Campbell was born in Newark, New Jersey in 1910. His father was a cold, impersonal, and unaffectionate electrical engineer. His mother, Dorothy (née Strahern) was warm but changeable of character and had an identical twin who visited them often and who disliked young John. John was unable to tell them apart and was frequently coldly rebuffed by the person he took to be his mother. Campbell attended the Massachusetts Institute of Technology (MIT), where he befriended Norbert Wiener, one of the godfathers of computers. He began writing science fiction at age 18 and quickly sold his first stories. By the time he was 21 he was a well-known pulp writer of super-science space opera but had been dismissed by MIT: he had failed German. He then spent one year at Duke University, from which he graduated with a Bachelor of Science in physics in 1932. Asimov notes Campbell's presence at Duke and speculates that Duke was "best known in my youth for the work of Joseph B. Rhine on extrasensory perception, and that may have influenced Campbell's later views on the subject." Damon Knight writes that Campbell was a "portly, bristled-haired blond man with a challenging stare" who told him once that "he wasn't sure how much longer he would edit Astounding. He might quit and go into science. 'I'm a nuclear physicist, you know,' he said, looking me right in the eye." He was married to Dona Stewart in 1931, divorced in 1949, then remarried in 1950 to Margaret (Peg) Winter. He spent most of his life in New Jersey and died at home, "quietly, quickly, painlessly, as he sat before his television."
Campbell's first published story, "When the Atoms Failed", appeared in the January 1930 issue of Amazing Stories, when he was 18; he had had a previous story, "Invaders from the Infinite", accepted by Amazing's editor, T. O'Conor Sloane, but Sloane had lost the manuscript. Campbell's early fiction included a space opera series based around three characters, Arcot, Morey and Wade; and another series with lead characters Penton and Blake. All were eventually published in book form in the 1950s and 1960s.
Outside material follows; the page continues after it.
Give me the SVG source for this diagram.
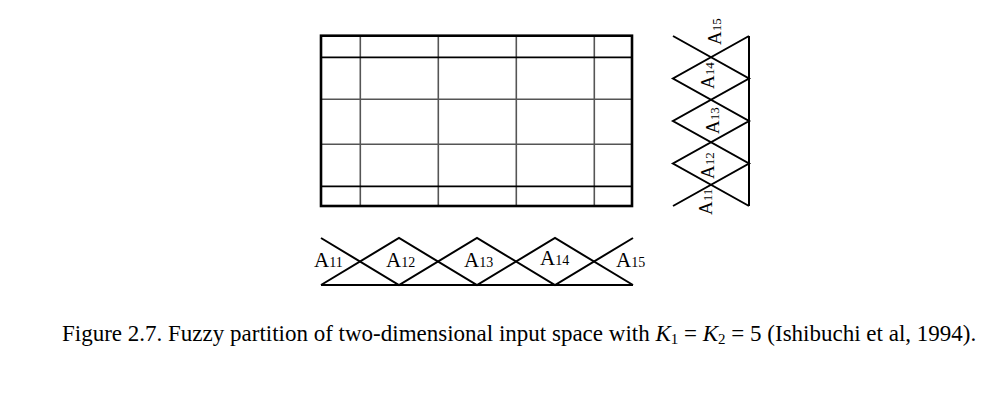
<svg xmlns="http://www.w3.org/2000/svg" width="993" height="400" viewBox="0 0 993 400">
<style>
.tri{fill:none;stroke:#000;stroke-width:2;stroke-linejoin:miter}
.gi{stroke:#555;stroke-width:1.6}
.gb{stroke:#000;stroke-width:1.8}
.lab{font-family:"Liberation Serif","Times New Roman",serif;fill:#000}
.cap{font-family:"Liberation Serif","Times New Roman",serif;font-size:23px;fill:#000}
</style>
<rect width="993" height="400" fill="#fff"/>
<g id="grid">
<line class="gi" x1="360.3" y1="36" x2="360.3" y2="206"/>
<line class="gi" x1="438.3" y1="36" x2="438.3" y2="206"/>
<line class="gi" x1="516.3" y1="36" x2="516.3" y2="206"/>
<line class="gi" x1="594.3" y1="36" x2="594.3" y2="206"/>
<line class="gb" x1="321" y1="57.3" x2="632" y2="57.3"/>
<line class="gi" x1="321" y1="99.3" x2="632" y2="99.3"/>
<line class="gi" x1="321" y1="144.3" x2="632" y2="144.3"/>
<line class="gb" x1="321" y1="186.3" x2="632" y2="186.3"/>
<rect x="321" y="35.7" width="311" height="170.3" fill="none" stroke="#000" stroke-width="2.6"/>
</g>
<g id="x1-partition">
<polyline class="tri" points="321,238 399,285 477,238 555,285 633,238"/>
<polyline class="tri" points="321,285 399,238 477,285 555,238 633,285"/>
<line class="tri" x1="321" y1="285" x2="633" y2="285"/>
<text class="lab" x="314" y="267" font-size="21">A<tspan font-size="14">11</tspan></text>
<text class="lab" x="386" y="267" font-size="21">A<tspan font-size="14">12</tspan></text>
<text class="lab" x="464" y="267" font-size="21">A<tspan font-size="14">13</tspan></text>
<text class="lab" x="540" y="265" font-size="21">A<tspan font-size="14">14</tspan></text>
<text class="lab" x="616" y="267" font-size="21">A<tspan font-size="14">15</tspan></text>
</g>
<g id="x2-partition">
<polyline class="tri" points="673,36 749,78.5 673,121 749,163.5 673,206"/>
<polyline class="tri" points="749,36 673,78.5 749,121 673,163.5 749,206"/>
<line class="tri" x1="749" y1="36" x2="749" y2="206"/>
<text class="lab" transform="translate(712,215) rotate(-90)" font-size="19">A<tspan font-size="13">11</tspan></text>
<text class="lab" transform="translate(714,179) rotate(-90)" font-size="19">A<tspan font-size="13">12</tspan></text>
<text class="lab" transform="translate(719,134) rotate(-90)" font-size="19">A<tspan font-size="13">13</tspan></text>
<text class="lab" transform="translate(714,89) rotate(-90)" font-size="19">A<tspan font-size="13">14</tspan></text>
<text class="lab" transform="translate(721,45) rotate(-90)" font-size="19">A<tspan font-size="13">15</tspan></text>
</g>
<g id="caption">
<text class="cap" x="62" y="341">Figure 2.7. Fuzzy partition of two-dimensional input space with <tspan font-style="italic">K</tspan><tspan font-size="15" dy="3">1</tspan><tspan dy="-3"> = </tspan><tspan font-style="italic">K</tspan><tspan font-size="15" dy="3">2</tspan><tspan dy="-3"> = 5 (Ishibuchi et al, 1994).</tspan></text>
</g>
</svg>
This early work established Campbell's reputation as a leading writer of space adventure; and when he began in 1934 to publish stories with a different tone, he used a pseudonym, Don A. Stuart.
Soon Stuart also had a strong reputation as a leading writer, and from 1930 until the later part of the decade Campbell was prolific and successful under both his own name and the Stuart pseudonym. Two significant stories published under the pseudonym are "Twilight" (Astounding, November 1934), the first Stuart story, which immediately established the reputation of the apparently new author; and "Who Goes There?" (Astounding, August 1938), about a group of Antarctic researchers who discover a crashed alien vessel, complete with a malevolent shape-changing occupant. This was filmed as The Thing from Another World (1951) and again as The Thing (1982). "Who Goes There?", published when Campbell was only 28, was his last significant piece of fiction. As Sam Moskowitz has written about Campbell in his early critical study of science-fiction writers, "From the memories of his childhood he drew the most fearsome agony of the past: the doubts, the fears, the shock, and the frustration of repeatedly discovering that the woman who looked so much like his mother was not who she seemed. Who goes there? Friend or foe?".